[RAW DATA]:
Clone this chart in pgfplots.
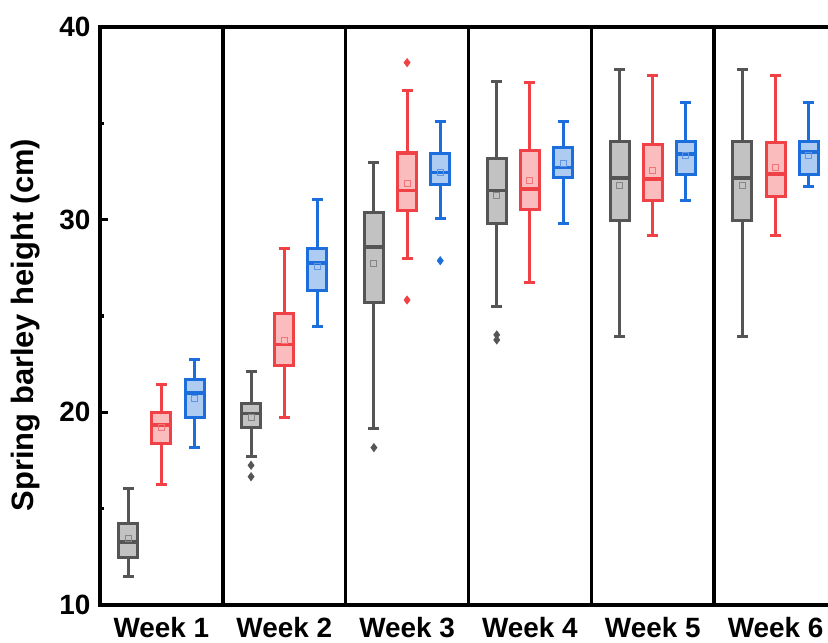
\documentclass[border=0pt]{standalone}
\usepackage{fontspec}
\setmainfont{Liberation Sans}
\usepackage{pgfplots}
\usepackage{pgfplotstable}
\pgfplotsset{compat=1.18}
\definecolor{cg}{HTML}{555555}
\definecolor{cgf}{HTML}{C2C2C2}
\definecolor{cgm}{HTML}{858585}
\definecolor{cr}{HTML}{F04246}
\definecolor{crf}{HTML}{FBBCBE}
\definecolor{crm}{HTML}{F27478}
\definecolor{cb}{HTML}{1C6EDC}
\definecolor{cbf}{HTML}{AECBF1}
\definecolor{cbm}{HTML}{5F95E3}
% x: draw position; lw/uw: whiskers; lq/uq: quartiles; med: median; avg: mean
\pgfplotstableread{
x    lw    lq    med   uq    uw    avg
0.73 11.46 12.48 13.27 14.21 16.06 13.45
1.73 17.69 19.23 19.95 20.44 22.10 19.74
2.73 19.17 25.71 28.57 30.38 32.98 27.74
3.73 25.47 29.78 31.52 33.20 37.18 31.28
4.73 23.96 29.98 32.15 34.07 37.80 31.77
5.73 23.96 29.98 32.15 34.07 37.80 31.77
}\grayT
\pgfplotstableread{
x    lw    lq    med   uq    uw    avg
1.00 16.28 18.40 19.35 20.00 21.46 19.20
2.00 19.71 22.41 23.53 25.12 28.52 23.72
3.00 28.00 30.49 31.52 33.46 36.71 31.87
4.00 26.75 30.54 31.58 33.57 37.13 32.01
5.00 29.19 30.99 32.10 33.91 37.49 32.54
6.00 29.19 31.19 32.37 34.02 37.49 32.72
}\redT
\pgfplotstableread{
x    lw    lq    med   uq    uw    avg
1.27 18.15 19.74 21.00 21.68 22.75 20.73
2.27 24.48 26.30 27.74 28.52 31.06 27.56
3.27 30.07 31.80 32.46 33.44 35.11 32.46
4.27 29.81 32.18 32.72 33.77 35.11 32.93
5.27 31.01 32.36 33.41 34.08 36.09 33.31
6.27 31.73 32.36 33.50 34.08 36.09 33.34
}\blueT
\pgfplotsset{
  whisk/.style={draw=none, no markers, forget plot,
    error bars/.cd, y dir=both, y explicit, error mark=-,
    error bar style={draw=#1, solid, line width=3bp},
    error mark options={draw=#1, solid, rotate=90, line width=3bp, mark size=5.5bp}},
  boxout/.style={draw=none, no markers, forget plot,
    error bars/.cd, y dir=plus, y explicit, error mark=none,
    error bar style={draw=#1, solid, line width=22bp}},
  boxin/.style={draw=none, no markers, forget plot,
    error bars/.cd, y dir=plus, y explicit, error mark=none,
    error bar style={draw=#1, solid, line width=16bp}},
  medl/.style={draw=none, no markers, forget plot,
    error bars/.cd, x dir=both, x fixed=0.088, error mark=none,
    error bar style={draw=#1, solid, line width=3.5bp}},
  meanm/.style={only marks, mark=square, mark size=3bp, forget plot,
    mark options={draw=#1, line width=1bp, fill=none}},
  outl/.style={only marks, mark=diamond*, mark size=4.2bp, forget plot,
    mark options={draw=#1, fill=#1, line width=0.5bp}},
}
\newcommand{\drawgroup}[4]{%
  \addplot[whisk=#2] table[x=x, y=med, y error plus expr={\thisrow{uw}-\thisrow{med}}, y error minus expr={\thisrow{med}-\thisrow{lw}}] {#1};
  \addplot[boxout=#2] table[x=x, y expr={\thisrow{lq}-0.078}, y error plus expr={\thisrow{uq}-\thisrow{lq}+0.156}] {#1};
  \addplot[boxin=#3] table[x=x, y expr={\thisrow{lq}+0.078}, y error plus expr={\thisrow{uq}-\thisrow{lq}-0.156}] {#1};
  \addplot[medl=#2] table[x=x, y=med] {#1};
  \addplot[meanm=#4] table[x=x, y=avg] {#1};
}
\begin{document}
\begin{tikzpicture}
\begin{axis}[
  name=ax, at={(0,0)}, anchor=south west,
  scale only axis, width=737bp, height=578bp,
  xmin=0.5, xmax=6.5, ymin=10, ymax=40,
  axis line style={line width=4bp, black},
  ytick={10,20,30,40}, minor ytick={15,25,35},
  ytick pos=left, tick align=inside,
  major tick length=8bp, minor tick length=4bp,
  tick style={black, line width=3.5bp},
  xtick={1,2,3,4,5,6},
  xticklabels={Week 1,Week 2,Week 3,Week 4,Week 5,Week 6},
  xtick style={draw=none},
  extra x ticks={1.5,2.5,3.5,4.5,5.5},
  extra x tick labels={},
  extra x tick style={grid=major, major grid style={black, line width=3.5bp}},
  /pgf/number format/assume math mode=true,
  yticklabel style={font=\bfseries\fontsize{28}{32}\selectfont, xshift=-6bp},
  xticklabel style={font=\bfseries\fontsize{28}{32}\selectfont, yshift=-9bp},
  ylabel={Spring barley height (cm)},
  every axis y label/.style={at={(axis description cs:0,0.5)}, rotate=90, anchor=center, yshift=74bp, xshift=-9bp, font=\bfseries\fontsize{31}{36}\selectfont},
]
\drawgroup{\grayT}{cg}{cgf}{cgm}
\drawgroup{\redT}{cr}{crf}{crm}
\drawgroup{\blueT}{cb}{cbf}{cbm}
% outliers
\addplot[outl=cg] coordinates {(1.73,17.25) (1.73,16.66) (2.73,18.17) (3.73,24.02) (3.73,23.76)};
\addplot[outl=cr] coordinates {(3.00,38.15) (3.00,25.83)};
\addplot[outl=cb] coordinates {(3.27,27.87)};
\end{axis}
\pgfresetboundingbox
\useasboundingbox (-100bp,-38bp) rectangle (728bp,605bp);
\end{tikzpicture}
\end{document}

[GOAL OF THE EXERCISE]:
Extract all the data above exactly, excluding every picture.

[SOLUTION BELOW]:
Clone this chart in pgfplots.
\documentclass[border=0pt]{standalone}
\usepackage{fontspec}
\setmainfont{Liberation Sans}
\usepackage{pgfplots}
\usepackage{pgfplotstable}
\pgfplotsset{compat=1.18}
\definecolor{cg}{HTML}{555555}
\definecolor{cgf}{HTML}{C2C2C2}
\definecolor{cgm}{HTML}{858585}
\definecolor{cr}{HTML}{F04246}
\definecolor{crf}{HTML}{FBBCBE}
\definecolor{crm}{HTML}{F27478}
\definecolor{cb}{HTML}{1C6EDC}
\definecolor{cbf}{HTML}{AECBF1}
\definecolor{cbm}{HTML}{5F95E3}
% x: draw position; lw/uw: whiskers; lq/uq: quartiles; med: median; avg: mean
\pgfplotstableread{
x    lw    lq    med   uq    uw    avg
0.73 11.46 12.48 13.27 14.21 16.06 13.45
1.73 17.69 19.23 19.95 20.44 22.10 19.74
2.73 19.17 25.71 28.57 30.38 32.98 27.74
3.73 25.47 29.78 31.52 33.20 37.18 31.28
4.73 23.96 29.98 32.15 34.07 37.80 31.77
5.73 23.96 29.98 32.15 34.07 37.80 31.77
}\grayT
\pgfplotstableread{
x    lw    lq    med   uq    uw    avg
1.00 16.28 18.40 19.35 20.00 21.46 19.20
2.00 19.71 22.41 23.53 25.12 28.52 23.72
3.00 28.00 30.49 31.52 33.46 36.71 31.87
4.00 26.75 30.54 31.58 33.57 37.13 32.01
5.00 29.19 30.99 32.10 33.91 37.49 32.54
6.00 29.19 31.19 32.37 34.02 37.49 32.72
}\redT
\pgfplotstableread{
x    lw    lq    med   uq    uw    avg
1.27 18.15 19.74 21.00 21.68 22.75 20.73
2.27 24.48 26.30 27.74 28.52 31.06 27.56
3.27 30.07 31.80 32.46 33.44 35.11 32.46
4.27 29.81 32.18 32.72 33.77 35.11 32.93
5.27 31.01 32.36 33.41 34.08 36.09 33.31
6.27 31.73 32.36 33.50 34.08 36.09 33.34
}\blueT
\pgfplotsset{
  whisk/.style={draw=none, no markers, forget plot,
    error bars/.cd, y dir=both, y explicit, error mark=-,
    error bar style={draw=#1, solid, line width=3bp},
    error mark options={draw=#1, solid, rotate=90, line width=3bp, mark size=5.5bp}},
  boxout/.style={draw=none, no markers, forget plot,
    error bars/.cd, y dir=plus, y explicit, error mark=none,
    error bar style={draw=#1, solid, line width=22bp}},
  boxin/.style={draw=none, no markers, forget plot,
    error bars/.cd, y dir=plus, y explicit, error mark=none,
    error bar style={draw=#1, solid, line width=16bp}},
  medl/.style={draw=none, no markers, forget plot,
    error bars/.cd, x dir=both, x fixed=0.088, error mark=none,
    error bar style={draw=#1, solid, line width=3.5bp}},
  meanm/.style={only marks, mark=square, mark size=3bp, forget plot,
    mark options={draw=#1, line width=1bp, fill=none}},
  outl/.style={only marks, mark=diamond*, mark size=4.2bp, forget plot,
    mark options={draw=#1, fill=#1, line width=0.5bp}},
}
\newcommand{\drawgroup}[4]{%
  \addplot[whisk=#2] table[x=x, y=med, y error plus expr={\thisrow{uw}-\thisrow{med}}, y error minus expr={\thisrow{med}-\thisrow{lw}}] {#1};
  \addplot[boxout=#2] table[x=x, y expr={\thisrow{lq}-0.078}, y error plus expr={\thisrow{uq}-\thisrow{lq}+0.156}] {#1};
  \addplot[boxin=#3] table[x=x, y expr={\thisrow{lq}+0.078}, y error plus expr={\thisrow{uq}-\thisrow{lq}-0.156}] {#1};
  \addplot[medl=#2] table[x=x, y=med] {#1};
  \addplot[meanm=#4] table[x=x, y=avg] {#1};
}
\begin{document}
\begin{tikzpicture}
\begin{axis}[
  name=ax, at={(0,0)}, anchor=south west,
  scale only axis, width=737bp, height=578bp,
  xmin=0.5, xmax=6.5, ymin=10, ymax=40,
  axis line style={line width=4bp, black},
  ytick={10,20,30,40}, minor ytick={15,25,35},
  ytick pos=left, tick align=inside,
  major tick length=8bp, minor tick length=4bp,
  tick style={black, line width=3.5bp},
  xtick={1,2,3,4,5,6},
  xticklabels={Week 1,Week 2,Week 3,Week 4,Week 5,Week 6},
  xtick style={draw=none},
  extra x ticks={1.5,2.5,3.5,4.5,5.5},
  extra x tick labels={},
  extra x tick style={grid=major, major grid style={black, line width=3.5bp}},
  /pgf/number format/assume math mode=true,
  yticklabel style={font=\bfseries\fontsize{28}{32}\selectfont, xshift=-6bp},
  xticklabel style={font=\bfseries\fontsize{28}{32}\selectfont, yshift=-9bp},
  ylabel={Spring barley height (cm)},
  every axis y label/.style={at={(axis description cs:0,0.5)}, rotate=90, anchor=center, yshift=74bp, xshift=-9bp, font=\bfseries\fontsize{31}{36}\selectfont},
]
\drawgroup{\grayT}{cg}{cgf}{cgm}
\drawgroup{\redT}{cr}{crf}{crm}
\drawgroup{\blueT}{cb}{cbf}{cbm}
% outliers
\addplot[outl=cg] coordinates {(1.73,17.25) (1.73,16.66) (2.73,18.17) (3.73,24.02) (3.73,23.76)};
\addplot[outl=cr] coordinates {(3.00,38.15) (3.00,25.83)};
\addplot[outl=cb] coordinates {(3.27,27.87)};
\end{axis}
\pgfresetboundingbox
\useasboundingbox (-100bp,-38bp) rectangle (728bp,605bp);
\end{tikzpicture}
\end{document}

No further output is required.